** start DATA PROVIDED **

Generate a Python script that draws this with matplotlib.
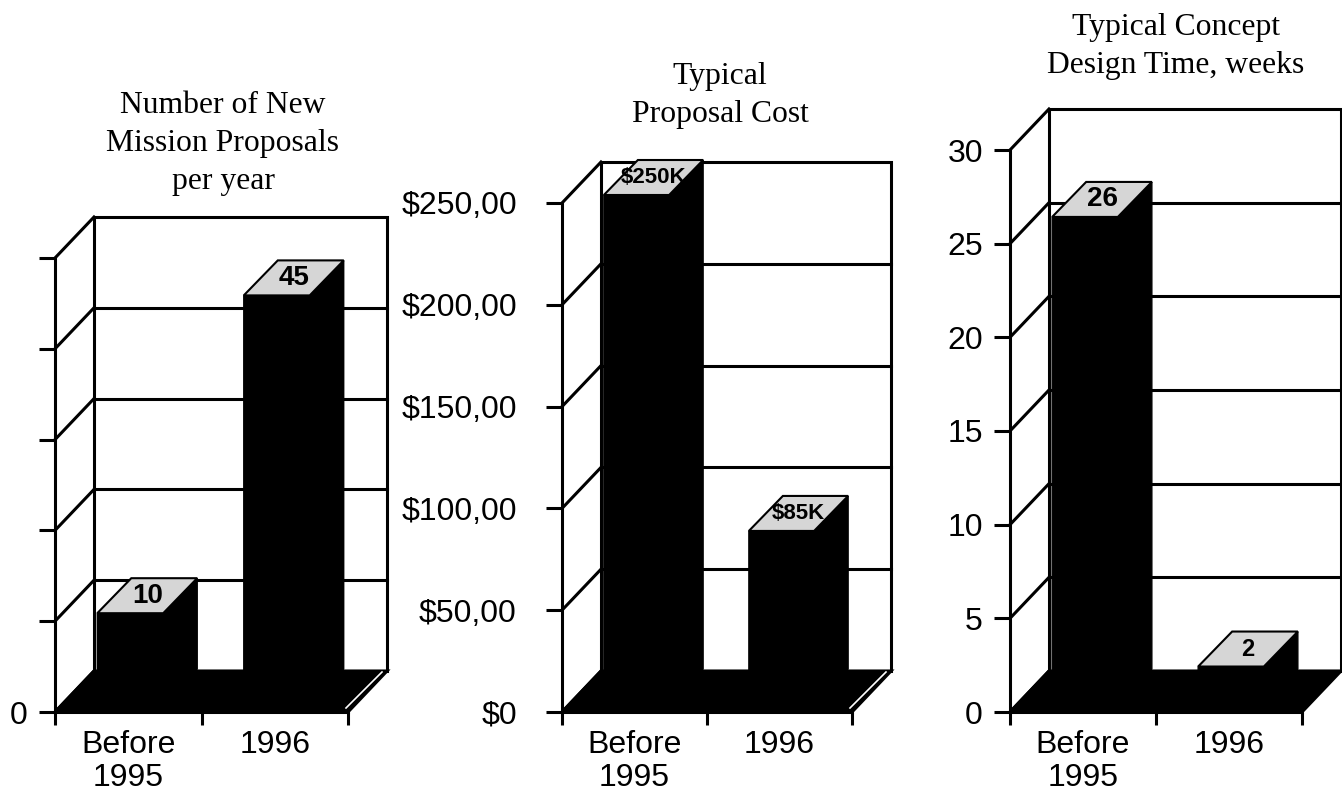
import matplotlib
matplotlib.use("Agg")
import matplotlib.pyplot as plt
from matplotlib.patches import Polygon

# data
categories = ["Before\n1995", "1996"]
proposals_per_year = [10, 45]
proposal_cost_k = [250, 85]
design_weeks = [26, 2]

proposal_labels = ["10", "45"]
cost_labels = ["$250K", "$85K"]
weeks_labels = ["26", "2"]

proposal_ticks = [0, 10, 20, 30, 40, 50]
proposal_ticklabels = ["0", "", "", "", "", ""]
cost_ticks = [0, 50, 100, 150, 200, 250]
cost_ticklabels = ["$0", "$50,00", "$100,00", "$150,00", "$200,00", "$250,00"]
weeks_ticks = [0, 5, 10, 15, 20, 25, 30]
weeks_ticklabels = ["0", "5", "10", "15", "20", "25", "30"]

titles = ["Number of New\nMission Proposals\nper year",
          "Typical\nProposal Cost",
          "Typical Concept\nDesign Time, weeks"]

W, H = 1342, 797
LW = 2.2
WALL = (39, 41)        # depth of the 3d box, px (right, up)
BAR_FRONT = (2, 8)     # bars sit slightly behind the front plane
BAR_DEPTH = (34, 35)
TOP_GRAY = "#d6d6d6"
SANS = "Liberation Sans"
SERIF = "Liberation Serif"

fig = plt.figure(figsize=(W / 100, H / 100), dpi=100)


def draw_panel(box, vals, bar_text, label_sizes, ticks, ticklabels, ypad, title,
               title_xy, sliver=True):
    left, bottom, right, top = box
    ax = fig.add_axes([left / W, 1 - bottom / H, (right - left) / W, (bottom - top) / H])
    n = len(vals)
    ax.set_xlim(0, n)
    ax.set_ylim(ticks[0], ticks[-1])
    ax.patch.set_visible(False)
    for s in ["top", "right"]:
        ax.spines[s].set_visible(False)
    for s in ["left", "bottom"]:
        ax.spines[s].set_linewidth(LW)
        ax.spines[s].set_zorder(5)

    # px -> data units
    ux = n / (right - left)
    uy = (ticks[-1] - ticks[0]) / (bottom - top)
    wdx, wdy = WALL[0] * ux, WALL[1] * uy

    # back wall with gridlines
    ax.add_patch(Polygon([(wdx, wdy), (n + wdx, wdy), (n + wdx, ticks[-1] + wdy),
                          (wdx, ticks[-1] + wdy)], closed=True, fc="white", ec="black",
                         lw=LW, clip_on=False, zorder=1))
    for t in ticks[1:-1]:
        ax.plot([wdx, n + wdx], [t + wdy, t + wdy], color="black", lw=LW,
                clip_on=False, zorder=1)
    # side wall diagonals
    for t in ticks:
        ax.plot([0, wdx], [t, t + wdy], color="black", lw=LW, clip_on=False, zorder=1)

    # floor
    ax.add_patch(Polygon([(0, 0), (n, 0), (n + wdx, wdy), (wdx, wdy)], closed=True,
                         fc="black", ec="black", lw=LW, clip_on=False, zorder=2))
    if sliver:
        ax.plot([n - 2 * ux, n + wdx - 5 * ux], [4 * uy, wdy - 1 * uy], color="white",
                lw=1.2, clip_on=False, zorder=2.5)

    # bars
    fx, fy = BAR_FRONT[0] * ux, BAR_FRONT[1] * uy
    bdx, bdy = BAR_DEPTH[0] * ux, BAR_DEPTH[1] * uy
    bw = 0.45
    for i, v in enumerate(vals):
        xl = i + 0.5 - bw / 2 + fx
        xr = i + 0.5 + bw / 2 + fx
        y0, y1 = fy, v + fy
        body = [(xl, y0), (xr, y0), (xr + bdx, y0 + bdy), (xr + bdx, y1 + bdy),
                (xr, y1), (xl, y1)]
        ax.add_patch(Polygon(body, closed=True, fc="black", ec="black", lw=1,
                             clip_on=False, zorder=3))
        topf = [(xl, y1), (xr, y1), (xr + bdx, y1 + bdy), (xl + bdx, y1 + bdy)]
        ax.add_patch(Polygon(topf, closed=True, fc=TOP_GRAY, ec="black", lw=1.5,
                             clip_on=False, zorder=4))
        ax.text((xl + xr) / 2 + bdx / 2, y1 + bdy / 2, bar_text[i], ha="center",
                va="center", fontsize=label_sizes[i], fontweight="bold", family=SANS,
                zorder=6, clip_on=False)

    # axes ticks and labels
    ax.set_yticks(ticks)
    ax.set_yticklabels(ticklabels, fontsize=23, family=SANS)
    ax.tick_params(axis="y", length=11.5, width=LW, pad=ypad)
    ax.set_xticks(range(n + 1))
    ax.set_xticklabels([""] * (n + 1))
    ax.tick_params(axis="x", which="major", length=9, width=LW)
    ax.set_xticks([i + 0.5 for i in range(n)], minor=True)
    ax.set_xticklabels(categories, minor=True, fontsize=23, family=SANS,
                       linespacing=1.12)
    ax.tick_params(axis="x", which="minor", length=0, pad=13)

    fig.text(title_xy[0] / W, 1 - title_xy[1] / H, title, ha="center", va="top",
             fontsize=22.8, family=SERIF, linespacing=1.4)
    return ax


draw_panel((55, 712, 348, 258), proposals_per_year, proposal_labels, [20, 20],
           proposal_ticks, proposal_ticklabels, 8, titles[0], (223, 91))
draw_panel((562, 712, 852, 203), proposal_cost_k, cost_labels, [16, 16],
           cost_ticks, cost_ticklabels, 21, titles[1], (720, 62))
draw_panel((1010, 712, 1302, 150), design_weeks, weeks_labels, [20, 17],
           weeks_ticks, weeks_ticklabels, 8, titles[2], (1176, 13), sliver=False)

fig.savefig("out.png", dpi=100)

** end DATA PROVIDED **

◆ WRITTEN PROBLEM: Gather and return every line that holds the string "matplotlib".

◆ COMPLETED TASK:
Generate a Python script that draws this with matplotlib.
import matplotlib
matplotlib.use("Agg")
import matplotlib.pyplot as plt
from matplotlib.patches import Polygon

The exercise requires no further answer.